The challenge is significant. Not only will future clients have significantly less money to play with, but they are telling us they don’t want a financial adviser beaming into their lives. And in some ways you can understand this. Traditional routes to saving are increasingly succumbing to the realities of the new paradigm. Growth, which for some could have in the past run into the tens of percent is now reduced to twos and threes on a good day, which makes the cost of a wealth manager look high. Nevertheless, this new market segment cannot be ignored, because in as little as three years from now they will start to look like the only show in town for many financial advisers wanting to expand their client base. That fact also adds the final straw to the burden of the sector. With operators from all financial sub-sectors converging on an integrated holistic offer in the hope (yet, I detect, not always total belief) that diversity is the answer, competition for any financially active segment is going to hot up.
However, defining the offer is just one thing the sector has to get right. Delivering it will be a big ask and as a prelude to this the players need to address the arguably bigger challenge of increasing productivity. Financial services businesses are renown for bureaucracy, paper, ponderousness and manual processes, all of which has to be addressed before they can even hope to tackle the question of a mass-market model. Nevertheless, in the words of the transformation people, the best you will get from streamlining the existing model, even if it does involve some ground up re-thinking of processes, is a fast caterpillar.
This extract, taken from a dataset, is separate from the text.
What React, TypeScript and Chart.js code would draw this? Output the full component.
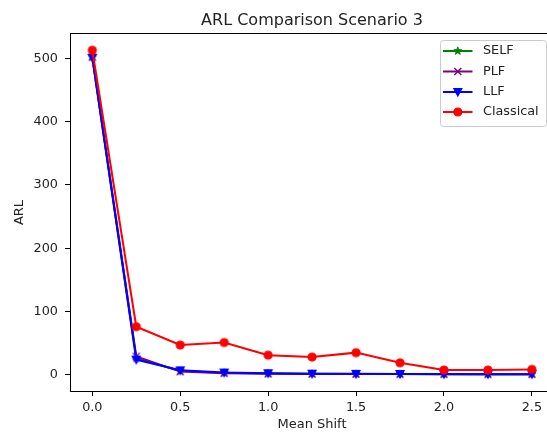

Like all other sectors, what financial services need is a butterfly – an entirely new business model. Enter the disruptors. Now it gets interesting!
As in many other sectors the alligator snapping at the backside of the traditional players are tech start-ups. Nimble, enthusiastic, unburdened by legacy and irreverent, the tech boys are challenging some of the regulations that others may have wanted to before, but not had the bottle. And therein lies the real issue. Compliance may have proven necessary in the past to ensure fair play and best practice, but it is by far the greatest contributor to the sector’s current problems.
If you create rules so rigid that the people doing the work don’t have to think for themselves you condition your workforce to operate like automatons. As is the case in this secor, you evolve a passive culture and provide an excuse for inaction. The newcomers to the sector arrive with none of this burden and there is evidence that the legislators are taking note and learning from their challenges.
Conversely though, the newbies don’t have experience of operating in a regulated environment and there’s no way that the handcuffs are going to be totally removed, so while their brands might cosy-up to a younger audience they don’t have the credibility of one built on generations of financial management experience, nor will they get far without learning how to navigate these highly regulated waters. Even if they are prepared to engage in conversation with a new and trendy financial adviser, will a younger audience be prepared to hand the management of their savings to someone who doesn’t have credentials in this area? And in case we don’t have enough factors to consider, here’s another one – the old guys have deep pockets, so when they finally do ”get it” they can affect change pretty quickly by throwing money at it.
The race is on! Will the newcomers achieve financial credibility before the old fogeys learn to operate (which entails building an entirely new business model and brand) in the new environment? Right now it’s hard to tell, but one thing is for sure, the financial services sector needs real brand developers with the emphasis on “real”. If you still think that branding is about logos this is not for you, but if you recognise that brand development is about aligning an organisation, it’s structure, its practices and the minds of its people behind the delivery of a promise that means something to the market, you might just have what the UK financial services sector needs right now.